Data compiled by the RBI shows that overall expenditure on the social sector, which includes welfare schemes and essential programmes like education and healthcare, more than doubled between 2014-15 and 2022-23. Revenue expenditure, which does not lead to the creation of fixed assets but covers salaries, pensions and subsidies among other expenses, accounts for a vast majority of social sector spending.
In 2023-24, the top 11 states are expected to spend Rs 4 lakh crore, or 1.7% of the states’ GDPs, on social welfare programmes alone, including direct transfers, cash incentives and distribution of personal or household goods, according to a report published earlier this month by analytics and ratings firm Crisil. Expenditure on these schemes rose by 16% CAGR (compound annual growth rate) between 2018 and 2024, a higher rate than 11% CAGR for overall revenue expenditure. The report noted that without steady increases in revenues, these schemes could hurt states’ credit profiles.

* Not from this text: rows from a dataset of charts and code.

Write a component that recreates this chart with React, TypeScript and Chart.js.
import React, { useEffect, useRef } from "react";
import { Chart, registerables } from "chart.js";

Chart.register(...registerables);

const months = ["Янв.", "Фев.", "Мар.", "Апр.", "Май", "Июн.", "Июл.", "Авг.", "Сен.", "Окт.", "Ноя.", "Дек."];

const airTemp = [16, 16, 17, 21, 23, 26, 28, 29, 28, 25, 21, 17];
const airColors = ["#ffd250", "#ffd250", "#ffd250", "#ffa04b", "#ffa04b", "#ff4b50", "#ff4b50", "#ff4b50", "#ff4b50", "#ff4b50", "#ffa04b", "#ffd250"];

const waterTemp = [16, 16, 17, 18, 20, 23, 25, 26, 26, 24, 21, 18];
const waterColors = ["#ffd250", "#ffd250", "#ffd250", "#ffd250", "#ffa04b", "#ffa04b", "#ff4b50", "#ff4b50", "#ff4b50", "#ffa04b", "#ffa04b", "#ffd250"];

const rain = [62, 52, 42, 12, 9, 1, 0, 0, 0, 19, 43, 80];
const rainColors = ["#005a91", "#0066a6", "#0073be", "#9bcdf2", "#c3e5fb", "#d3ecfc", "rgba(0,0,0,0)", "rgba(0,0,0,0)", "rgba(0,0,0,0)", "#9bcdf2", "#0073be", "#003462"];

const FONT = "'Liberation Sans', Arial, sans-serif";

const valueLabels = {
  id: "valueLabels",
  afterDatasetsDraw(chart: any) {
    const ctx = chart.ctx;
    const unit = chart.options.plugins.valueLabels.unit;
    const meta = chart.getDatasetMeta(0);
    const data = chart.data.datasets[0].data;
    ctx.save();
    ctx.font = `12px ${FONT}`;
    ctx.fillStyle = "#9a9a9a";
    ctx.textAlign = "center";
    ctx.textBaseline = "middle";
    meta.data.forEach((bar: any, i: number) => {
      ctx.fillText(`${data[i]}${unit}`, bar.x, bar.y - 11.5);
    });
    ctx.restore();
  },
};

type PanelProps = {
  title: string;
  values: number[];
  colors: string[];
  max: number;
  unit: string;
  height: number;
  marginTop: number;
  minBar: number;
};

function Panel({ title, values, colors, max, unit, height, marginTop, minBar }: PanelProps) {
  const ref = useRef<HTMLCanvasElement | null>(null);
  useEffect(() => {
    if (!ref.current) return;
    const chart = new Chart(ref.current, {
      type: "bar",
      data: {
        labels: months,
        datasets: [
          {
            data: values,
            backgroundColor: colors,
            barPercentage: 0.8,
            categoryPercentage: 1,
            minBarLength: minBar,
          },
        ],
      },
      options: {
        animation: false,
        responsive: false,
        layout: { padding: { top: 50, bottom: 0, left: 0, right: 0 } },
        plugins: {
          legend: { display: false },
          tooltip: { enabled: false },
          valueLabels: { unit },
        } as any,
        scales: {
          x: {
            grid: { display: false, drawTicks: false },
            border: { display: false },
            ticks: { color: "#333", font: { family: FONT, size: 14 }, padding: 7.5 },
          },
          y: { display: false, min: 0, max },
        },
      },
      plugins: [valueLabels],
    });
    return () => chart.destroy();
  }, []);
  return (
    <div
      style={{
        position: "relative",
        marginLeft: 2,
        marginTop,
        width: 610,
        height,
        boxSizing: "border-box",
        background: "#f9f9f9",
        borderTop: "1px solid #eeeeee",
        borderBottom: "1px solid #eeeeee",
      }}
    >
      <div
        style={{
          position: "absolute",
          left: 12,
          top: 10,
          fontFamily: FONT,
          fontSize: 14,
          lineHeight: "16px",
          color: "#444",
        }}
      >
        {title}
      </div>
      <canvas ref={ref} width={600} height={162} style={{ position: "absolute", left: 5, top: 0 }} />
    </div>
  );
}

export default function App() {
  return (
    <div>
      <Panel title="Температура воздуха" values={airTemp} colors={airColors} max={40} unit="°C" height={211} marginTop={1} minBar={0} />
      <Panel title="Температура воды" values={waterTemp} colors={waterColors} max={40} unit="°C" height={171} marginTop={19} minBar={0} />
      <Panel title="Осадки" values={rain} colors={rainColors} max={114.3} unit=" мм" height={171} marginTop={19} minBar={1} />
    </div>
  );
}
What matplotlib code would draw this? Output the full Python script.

The RBI, in its report, estimated the cost of freebies announced by state governments in 2022-23, including cash transfers, subsidies and loan waivers. The cost of these freebies, though, ranged from 0.1% to 2.7% of the various states’ GDPs. Only in Andhra Pradesh and Punjab did the cost exceed 2% of the state GDP. Andhra alone launched at least 11 schemes, followed by Rajasthan at 7 and Haryana at 6 in 2022-23.
Freebies accounted for as much as 17.8% of revenue receipts and 45.4% of own-tax revenue in Punjab. In Andhra, Jharkhand, Madhya Pradesh and West Bengal, freebies accounted for around a quarter or more of own-tax revenue, as per the RBI.
Nationally, expenditure on subsidy programmes has also grown steadily, almost doubling between 2018-19 and 2021-22 from Rs 1.9 lakh crore to Rs 3.5 lakh crore, before declining slightly in 2022-23 to Rs 3 lakh crore. Tamil Nadu, Karnataka, Rajasthan, Uttar Pradesh and Gujarat saw the highest increases in subsidy spending during this period. Debt-ridden states like Punjab also have among the highest subsidy expenditures as a share of total revenue expenditure.
But fiscal risk only ‘moderate’ even in high-debt states
The RBI’s analysis found that Punjab, Rajasthan, Kerala, West Bengal, Bihar, Andhra Pradesh, Jharkhand, Madhya Pradesh, Uttar Pradesh and Haryana had the highest debt burdens. In terms of the debt-to-GDP ratio, Bihar, Kerala, Punjab, Rajasthan, and West Bengal were among the worst off.
Among these states, only Andhra Pradesh, Bihar, Rajasthan and Punjab exceeded the debt and fiscal deficit targets set by the Finance Commission. In 2022-23, Rajasthan and West Bengal were expected to meet both debt and deficit targets. But the RBI contends that with declining tax revenues, particularly in Madhya Pradesh, Punjab and Kerala, states could grow increasingly reliant on market borrowing to fund their programmes.
But the RBI also noted that among the five most indebted states, freebies and subsidies financed through borrowings pose only a “moderate financial risk” to the debt-to-GDP ratio. Punjab, which spends a large amount on the provision of free utilities, had the highest projected increase of 2.7-percentage points in its debt-to-GDP ratio.